Prop 13 Agreement May Fall Apart After All

Prop 13 Agreement May Fall Apart After All

A compromise bill that ostensibly would have pacified two California lobbyists who have been antagonists for years over property tax policy fell apart on Wednesday, the Sacramento Bee reports. 

Lenny Goldberg, who represents the California Tax Reform Association, yanked his support for the bill after a hearing on Wednesday, which had already passed in the state Assembly, claiming in a letter to Assemblyman Tom Ammiano, D-San Francisco, the bill’s author, that the bill “does not provide real reform” and would permit business owners to avoid having their properties reassessed using “slightly more sophisticated steps.”

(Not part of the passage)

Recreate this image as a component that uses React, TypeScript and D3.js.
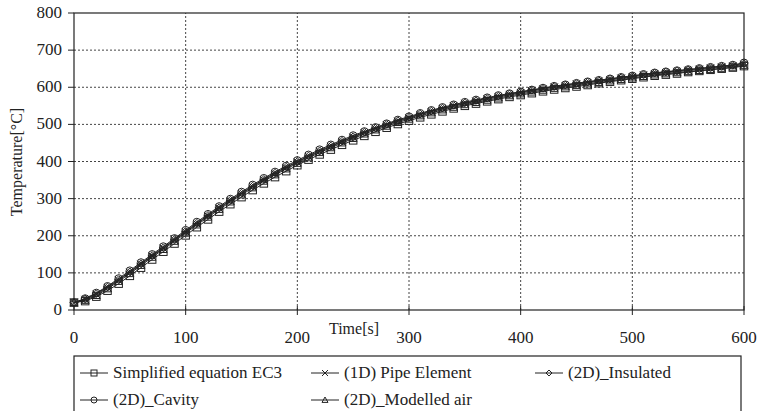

Assembly Bill 2372 states that property can be revalued for taxation when 90% of it has a change in ownership in a three-year period. This is a compromise from the law resulting from Proposition 13, in which the only time business property is reassessed occurs when it changes ownership in one transaction. 

Goldberg backtracked after the hearing:

We supported it as a means of opening up the discussion, which we have always sought, but not as meaningful reform. Our concern is that, like many bills in the legislature, it projects the image of reform, allowing business to say, ‘we closed the loopholes,’ rather than the substance, since it in effect grandfathers in the thousands of properties which have changed ownership without reassessment.

In his letter to Ammiano, the Bee notes, Goldberg said that the bill should apply retroactively to transactions already made that qualified for the bill’s requirements for reassessment. Goldberg and Ammiano had been allied before Goldberg’s reversal, and it remains to be seen if they will ally again before the bill goes to the Senate Appropriations Committee and later to the the Senate floor.